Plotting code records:
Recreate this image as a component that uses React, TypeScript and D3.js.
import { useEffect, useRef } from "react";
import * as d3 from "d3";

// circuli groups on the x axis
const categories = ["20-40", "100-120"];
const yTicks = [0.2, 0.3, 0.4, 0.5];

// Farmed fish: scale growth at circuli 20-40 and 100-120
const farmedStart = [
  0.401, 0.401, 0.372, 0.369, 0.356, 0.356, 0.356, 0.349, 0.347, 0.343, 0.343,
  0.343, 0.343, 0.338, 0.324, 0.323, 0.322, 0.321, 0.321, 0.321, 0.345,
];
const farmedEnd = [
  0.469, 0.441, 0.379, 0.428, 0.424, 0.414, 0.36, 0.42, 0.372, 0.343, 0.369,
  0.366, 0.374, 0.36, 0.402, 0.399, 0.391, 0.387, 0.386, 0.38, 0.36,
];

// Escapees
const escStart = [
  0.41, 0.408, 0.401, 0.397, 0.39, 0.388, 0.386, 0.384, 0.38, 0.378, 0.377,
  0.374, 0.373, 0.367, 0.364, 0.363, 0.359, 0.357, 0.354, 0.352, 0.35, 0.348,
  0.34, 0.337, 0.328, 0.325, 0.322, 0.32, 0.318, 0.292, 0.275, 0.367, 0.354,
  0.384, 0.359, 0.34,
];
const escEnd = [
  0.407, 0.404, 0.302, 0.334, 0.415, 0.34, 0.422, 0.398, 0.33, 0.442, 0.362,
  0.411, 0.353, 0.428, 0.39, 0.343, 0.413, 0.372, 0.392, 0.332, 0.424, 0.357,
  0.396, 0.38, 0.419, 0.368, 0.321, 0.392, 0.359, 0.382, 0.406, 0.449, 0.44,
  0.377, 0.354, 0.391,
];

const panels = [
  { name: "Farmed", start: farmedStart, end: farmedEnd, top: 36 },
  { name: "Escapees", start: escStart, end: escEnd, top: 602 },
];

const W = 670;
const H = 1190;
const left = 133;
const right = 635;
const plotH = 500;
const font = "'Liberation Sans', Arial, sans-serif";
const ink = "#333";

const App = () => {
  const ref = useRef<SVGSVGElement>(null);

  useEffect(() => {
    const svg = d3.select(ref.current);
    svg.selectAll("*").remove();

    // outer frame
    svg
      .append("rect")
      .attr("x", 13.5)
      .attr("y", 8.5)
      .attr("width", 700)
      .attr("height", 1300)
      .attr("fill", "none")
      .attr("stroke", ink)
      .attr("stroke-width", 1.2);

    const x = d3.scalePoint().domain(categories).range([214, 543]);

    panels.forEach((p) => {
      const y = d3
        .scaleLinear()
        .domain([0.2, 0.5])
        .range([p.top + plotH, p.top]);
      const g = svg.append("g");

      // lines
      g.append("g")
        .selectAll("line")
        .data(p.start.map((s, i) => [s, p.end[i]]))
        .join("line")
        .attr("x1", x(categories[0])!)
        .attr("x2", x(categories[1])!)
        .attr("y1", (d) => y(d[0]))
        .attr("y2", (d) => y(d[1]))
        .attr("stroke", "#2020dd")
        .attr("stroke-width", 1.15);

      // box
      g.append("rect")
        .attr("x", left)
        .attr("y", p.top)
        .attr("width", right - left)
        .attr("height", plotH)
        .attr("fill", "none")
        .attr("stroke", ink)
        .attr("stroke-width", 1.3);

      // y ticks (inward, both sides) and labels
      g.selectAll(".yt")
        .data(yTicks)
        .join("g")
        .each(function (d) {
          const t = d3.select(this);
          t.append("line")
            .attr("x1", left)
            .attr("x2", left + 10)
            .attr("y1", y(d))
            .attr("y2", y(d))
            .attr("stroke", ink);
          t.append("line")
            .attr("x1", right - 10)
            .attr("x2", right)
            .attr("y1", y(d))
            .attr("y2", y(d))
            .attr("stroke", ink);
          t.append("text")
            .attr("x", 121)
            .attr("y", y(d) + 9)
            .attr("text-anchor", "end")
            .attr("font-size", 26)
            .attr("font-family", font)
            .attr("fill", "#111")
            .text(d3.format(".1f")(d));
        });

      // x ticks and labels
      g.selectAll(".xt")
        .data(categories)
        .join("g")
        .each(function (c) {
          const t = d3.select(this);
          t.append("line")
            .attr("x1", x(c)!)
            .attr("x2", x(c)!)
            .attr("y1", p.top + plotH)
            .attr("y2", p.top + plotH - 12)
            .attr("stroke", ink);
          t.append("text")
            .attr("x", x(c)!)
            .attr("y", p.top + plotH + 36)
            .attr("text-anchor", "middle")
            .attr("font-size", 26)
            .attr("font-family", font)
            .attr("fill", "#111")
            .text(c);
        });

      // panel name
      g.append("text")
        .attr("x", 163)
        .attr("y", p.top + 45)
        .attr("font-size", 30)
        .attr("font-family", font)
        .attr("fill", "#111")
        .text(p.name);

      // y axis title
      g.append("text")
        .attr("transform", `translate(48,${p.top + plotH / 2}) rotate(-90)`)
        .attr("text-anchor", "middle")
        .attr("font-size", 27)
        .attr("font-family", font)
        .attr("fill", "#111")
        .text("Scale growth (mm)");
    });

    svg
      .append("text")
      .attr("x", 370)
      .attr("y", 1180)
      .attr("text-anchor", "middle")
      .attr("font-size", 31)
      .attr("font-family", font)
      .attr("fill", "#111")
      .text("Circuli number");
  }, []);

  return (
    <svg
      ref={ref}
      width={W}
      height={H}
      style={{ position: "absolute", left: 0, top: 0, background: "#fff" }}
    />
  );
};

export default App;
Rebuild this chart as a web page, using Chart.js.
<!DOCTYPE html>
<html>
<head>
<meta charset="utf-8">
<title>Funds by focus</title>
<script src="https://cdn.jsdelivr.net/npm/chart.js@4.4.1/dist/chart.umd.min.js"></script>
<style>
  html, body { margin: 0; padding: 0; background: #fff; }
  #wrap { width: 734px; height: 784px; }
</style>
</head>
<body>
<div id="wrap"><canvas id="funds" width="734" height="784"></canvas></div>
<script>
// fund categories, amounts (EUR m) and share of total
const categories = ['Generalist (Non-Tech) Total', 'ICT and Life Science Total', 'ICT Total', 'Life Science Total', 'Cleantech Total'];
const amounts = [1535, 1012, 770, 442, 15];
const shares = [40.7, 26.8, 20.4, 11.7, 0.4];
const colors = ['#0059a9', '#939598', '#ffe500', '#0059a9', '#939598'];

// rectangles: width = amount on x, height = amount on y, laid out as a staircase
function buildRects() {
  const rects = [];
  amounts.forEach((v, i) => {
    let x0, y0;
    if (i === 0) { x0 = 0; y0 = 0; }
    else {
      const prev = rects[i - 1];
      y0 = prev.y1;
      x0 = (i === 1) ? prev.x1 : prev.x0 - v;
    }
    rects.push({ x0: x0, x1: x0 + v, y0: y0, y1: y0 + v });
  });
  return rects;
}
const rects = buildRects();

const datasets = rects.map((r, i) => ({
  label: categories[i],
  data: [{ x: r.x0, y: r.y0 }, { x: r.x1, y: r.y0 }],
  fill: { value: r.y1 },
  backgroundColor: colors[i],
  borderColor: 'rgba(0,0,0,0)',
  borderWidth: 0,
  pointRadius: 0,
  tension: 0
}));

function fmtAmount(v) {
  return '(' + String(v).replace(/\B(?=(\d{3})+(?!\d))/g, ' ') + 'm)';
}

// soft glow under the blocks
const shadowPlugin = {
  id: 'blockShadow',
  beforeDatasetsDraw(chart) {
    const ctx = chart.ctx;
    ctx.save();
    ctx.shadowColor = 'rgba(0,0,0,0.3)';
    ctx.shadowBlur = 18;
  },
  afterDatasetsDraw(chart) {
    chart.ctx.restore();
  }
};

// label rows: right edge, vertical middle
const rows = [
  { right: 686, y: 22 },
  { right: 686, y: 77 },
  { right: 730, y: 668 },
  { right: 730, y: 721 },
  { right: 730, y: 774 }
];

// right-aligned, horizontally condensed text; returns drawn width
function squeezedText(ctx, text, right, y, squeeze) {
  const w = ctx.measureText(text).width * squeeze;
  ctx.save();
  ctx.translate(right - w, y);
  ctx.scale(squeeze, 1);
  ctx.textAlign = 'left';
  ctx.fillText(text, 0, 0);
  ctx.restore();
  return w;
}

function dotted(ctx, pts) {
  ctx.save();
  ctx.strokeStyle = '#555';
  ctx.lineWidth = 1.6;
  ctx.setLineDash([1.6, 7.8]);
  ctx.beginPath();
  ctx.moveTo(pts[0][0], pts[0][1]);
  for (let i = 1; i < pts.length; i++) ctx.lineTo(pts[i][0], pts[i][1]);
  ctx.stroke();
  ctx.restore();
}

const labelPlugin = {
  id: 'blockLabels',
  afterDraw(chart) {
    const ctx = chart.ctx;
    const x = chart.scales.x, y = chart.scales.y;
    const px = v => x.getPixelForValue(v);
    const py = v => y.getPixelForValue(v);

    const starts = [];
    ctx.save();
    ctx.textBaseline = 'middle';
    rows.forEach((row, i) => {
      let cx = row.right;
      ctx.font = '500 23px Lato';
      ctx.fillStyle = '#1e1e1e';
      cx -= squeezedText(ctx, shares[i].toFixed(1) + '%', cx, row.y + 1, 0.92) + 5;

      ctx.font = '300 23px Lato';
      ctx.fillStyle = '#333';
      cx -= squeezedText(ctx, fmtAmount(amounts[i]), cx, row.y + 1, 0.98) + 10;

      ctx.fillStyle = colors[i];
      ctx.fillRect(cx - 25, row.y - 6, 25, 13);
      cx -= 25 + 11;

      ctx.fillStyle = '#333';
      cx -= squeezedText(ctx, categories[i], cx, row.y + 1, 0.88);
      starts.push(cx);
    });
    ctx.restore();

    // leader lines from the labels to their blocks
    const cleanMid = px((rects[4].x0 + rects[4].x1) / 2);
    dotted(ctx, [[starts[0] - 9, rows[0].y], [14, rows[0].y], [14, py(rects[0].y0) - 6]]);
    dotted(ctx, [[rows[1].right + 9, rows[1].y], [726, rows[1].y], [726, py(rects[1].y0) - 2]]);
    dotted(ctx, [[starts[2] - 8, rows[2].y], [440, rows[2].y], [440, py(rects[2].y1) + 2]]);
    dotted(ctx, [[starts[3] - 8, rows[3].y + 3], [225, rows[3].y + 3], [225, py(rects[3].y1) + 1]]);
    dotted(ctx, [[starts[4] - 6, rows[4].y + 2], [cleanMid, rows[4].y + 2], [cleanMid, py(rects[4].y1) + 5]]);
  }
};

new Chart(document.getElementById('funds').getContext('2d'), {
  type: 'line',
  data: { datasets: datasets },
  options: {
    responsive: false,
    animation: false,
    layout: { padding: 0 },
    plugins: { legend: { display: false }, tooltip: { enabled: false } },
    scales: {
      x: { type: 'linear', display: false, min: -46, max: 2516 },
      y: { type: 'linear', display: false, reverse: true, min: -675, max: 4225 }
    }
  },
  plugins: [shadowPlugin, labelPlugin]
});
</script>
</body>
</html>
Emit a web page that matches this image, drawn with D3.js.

Stated goal:
Only the lines from the start of the data to the line holding "const yTicks = [0.2, 0.3, 0.4, 0.5];" are wanted; return them exactly, both ends included.

Exercise result:
Recreate this image as a component that uses React, TypeScript and D3.js.
import { useEffect, useRef } from "react";
import * as d3 from "d3";

// circuli groups on the x axis
const categories = ["20-40", "100-120"];
const yTicks = [0.2, 0.3, 0.4, 0.5];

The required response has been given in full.